In 1996, a company called Neat Records jumped on the post-Load Metallica furor with a clever idea for a release: they licensed a bunch of the original versions of the songs Metallica had covered in the early 1980s, got a guy from a German metal magazine to write liner notes about each band, and put the whole thing out as The Metallic-Era. The implication was obvious: your metal heroes may have betrayed you twice over for the huge paydays, but here's music from back when they refused to compromise their ideals. In fact, we'll do you one even better and give you the original versions of the songs, so we can trade on the Metallica name while you revisit your lost youth without actually feeling guilty for listening to a band you've suddenly come to despise.

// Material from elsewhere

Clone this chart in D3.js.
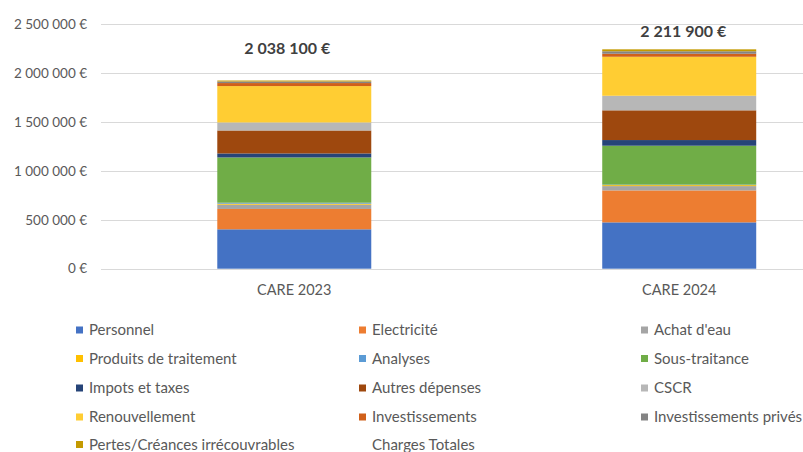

As an added bonus, Neat Records was ahead of curve, putting out this release two years before Metallica jumped on their own nostalgia bandwagon and recompiled all of their cover recordings into one package.
I don't know how well the scheme worked from a sales perspective, but it got me while shopping in a now-defunct Circuit City in a Massachusetts suburb. Well, I say 'got me,' but the truth is that I was a teenager with an extremely limited music horizon who picked the album up because it had an association with a band I knew and loved, not because I had any of the history of the target audience. Besides, it had some funky cover art that mystifies me to this day: why would you take a money scale (a nice visual dig at Metallica) and stick a skull on it? Now how it will ever work? Besides, if you're going to attack the band's credibility, wouldn't you want to put the money on one side and some representation of integrity on the other?
In any case, the compilation - which I was listening to earlier today - turned out to be a fantastic investment: originally, of course, it was an introduction to a lot of great music. As time passed, however, I found that the track listing combined with the promo ads at the back of the CD booklet gave me enough of an education for me to able to talk a bit of the talk until we reached that magical time when old albums started growing on digital trees.